| EXERCISE DIRECTIONS |
Retype only the lines from the one containing "Write the matplotlib code for this chart." through the one containing "plt.rcParams['font.family'] = ['Noto", both included, word for word. Pictures stay out of the copy.

| INFORMATION PROVIDED |
+-------+

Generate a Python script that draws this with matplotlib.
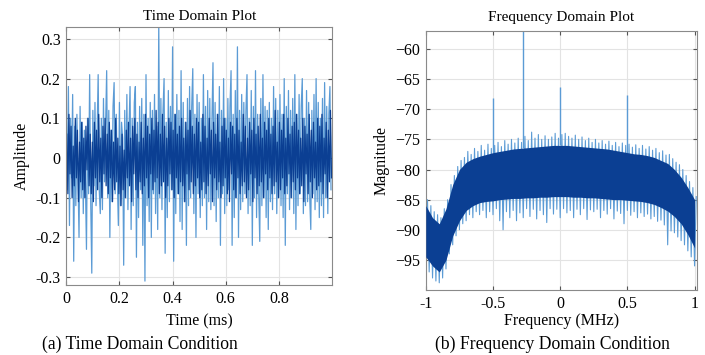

+-------+

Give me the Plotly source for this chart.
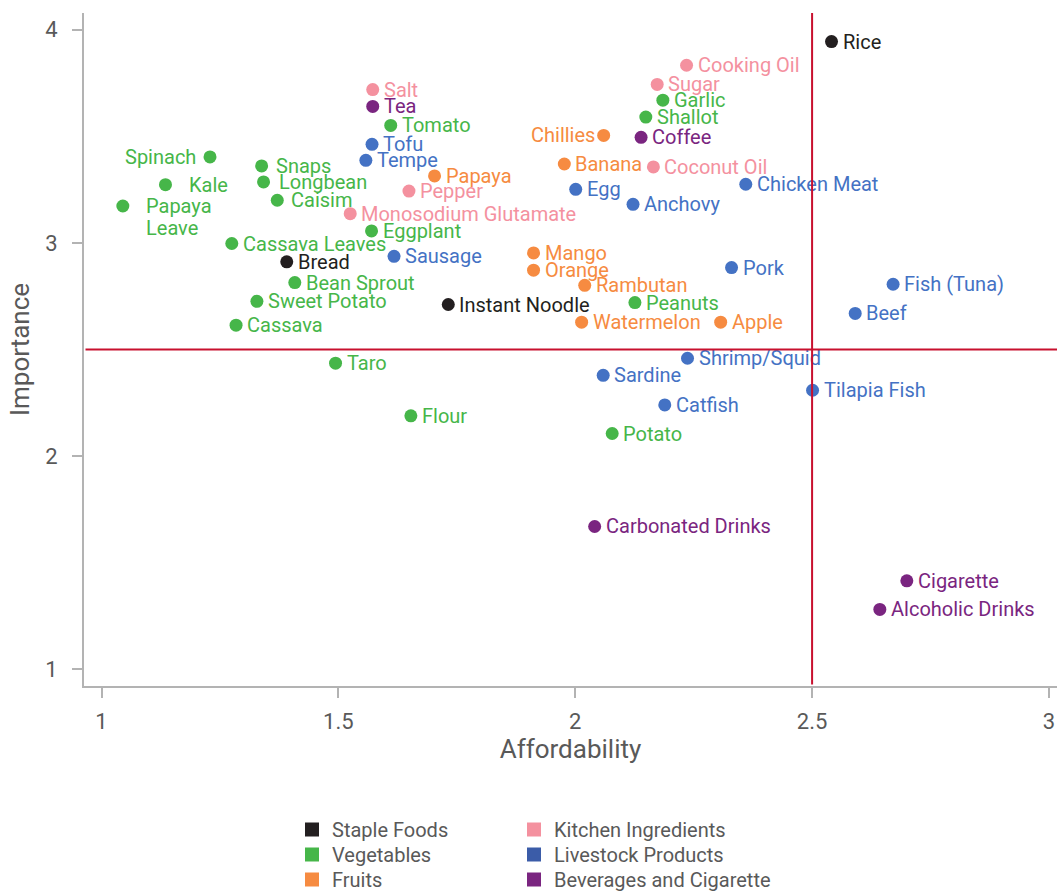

+-------+

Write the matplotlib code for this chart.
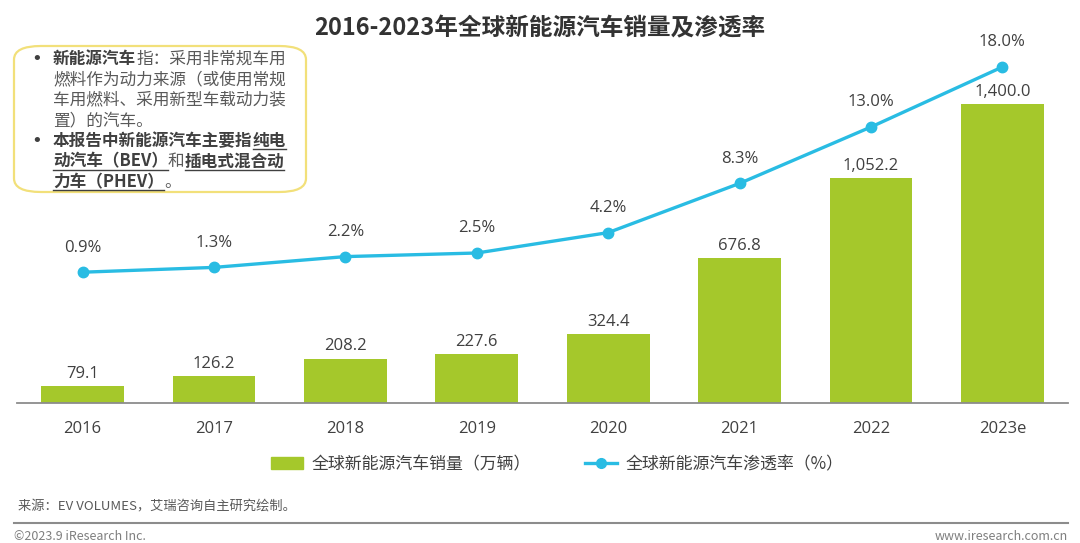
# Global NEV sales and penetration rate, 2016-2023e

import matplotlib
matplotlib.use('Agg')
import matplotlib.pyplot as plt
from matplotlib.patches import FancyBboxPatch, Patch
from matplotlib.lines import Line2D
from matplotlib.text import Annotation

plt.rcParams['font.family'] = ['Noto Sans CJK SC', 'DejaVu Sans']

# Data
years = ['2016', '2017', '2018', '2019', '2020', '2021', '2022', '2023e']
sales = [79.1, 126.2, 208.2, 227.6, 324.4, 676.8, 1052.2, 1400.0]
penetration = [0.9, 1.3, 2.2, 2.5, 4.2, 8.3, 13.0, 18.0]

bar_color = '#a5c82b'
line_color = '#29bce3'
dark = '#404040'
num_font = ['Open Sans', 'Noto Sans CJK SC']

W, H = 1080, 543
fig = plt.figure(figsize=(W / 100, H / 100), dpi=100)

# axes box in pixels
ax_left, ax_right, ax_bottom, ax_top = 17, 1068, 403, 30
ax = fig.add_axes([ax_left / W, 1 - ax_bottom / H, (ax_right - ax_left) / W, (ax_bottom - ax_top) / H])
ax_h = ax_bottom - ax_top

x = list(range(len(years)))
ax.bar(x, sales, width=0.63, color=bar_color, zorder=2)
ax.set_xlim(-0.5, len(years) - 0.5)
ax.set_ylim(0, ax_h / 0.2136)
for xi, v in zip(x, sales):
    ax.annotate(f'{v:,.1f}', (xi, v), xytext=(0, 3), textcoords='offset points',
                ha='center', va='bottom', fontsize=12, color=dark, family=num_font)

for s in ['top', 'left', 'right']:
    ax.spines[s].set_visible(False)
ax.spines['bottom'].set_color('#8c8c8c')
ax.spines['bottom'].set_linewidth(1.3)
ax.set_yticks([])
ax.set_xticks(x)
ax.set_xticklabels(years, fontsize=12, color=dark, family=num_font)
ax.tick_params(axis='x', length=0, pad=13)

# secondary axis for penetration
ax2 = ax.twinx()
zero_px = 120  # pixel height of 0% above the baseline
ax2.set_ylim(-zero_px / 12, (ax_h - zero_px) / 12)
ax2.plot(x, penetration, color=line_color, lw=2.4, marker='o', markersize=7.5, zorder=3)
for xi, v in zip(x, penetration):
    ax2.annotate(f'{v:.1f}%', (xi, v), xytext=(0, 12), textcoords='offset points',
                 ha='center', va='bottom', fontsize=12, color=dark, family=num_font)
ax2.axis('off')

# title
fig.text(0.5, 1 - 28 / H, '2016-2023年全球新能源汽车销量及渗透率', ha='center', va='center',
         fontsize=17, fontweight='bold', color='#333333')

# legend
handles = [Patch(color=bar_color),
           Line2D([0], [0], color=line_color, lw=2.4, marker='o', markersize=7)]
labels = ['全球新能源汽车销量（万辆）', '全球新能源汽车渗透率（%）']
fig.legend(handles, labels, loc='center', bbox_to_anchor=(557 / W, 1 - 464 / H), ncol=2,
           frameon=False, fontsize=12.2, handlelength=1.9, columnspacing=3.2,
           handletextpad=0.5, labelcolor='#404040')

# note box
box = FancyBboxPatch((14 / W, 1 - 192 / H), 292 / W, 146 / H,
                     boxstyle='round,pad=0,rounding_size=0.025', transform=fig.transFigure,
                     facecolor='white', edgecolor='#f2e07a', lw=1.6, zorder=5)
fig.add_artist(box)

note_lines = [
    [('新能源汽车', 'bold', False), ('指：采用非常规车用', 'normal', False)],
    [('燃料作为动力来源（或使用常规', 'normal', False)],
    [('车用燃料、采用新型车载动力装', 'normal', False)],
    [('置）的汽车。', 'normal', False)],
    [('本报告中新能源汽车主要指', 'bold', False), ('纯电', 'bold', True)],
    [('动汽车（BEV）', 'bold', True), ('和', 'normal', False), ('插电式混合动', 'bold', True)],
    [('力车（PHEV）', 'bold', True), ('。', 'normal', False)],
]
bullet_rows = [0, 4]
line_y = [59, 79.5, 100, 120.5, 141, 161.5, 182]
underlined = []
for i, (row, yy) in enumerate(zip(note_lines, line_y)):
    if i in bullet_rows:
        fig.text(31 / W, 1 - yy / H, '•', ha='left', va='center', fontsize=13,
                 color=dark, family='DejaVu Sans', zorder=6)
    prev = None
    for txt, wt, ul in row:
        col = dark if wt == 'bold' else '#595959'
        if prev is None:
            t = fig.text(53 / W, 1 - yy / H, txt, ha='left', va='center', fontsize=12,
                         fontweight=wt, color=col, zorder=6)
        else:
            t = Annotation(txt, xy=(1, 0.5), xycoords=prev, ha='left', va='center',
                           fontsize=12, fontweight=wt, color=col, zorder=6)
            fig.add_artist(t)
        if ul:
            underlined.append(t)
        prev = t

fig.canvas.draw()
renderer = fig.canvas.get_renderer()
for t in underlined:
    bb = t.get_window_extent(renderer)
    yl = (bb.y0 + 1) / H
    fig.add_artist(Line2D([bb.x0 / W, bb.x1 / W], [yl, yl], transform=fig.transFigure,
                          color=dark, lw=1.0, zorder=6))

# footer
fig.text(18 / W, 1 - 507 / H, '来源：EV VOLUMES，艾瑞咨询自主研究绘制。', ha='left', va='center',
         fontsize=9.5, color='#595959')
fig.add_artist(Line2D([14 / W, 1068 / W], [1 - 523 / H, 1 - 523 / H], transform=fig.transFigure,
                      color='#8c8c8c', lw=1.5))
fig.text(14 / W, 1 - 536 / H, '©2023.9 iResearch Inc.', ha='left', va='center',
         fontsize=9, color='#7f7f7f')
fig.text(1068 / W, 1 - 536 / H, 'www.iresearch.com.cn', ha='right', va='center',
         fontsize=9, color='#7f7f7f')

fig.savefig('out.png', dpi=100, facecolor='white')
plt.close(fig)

+-------+

| EXPECTED OUTPUT |
Write the matplotlib code for this chart.
# Global NEV sales and penetration rate, 2016-2023e

import matplotlib
matplotlib.use('Agg')
import matplotlib.pyplot as plt
from matplotlib.patches import FancyBboxPatch, Patch
from matplotlib.lines import Line2D
from matplotlib.text import Annotation

plt.rcParams['font.family'] = ['Noto Sans CJK SC', 'DejaVu Sans']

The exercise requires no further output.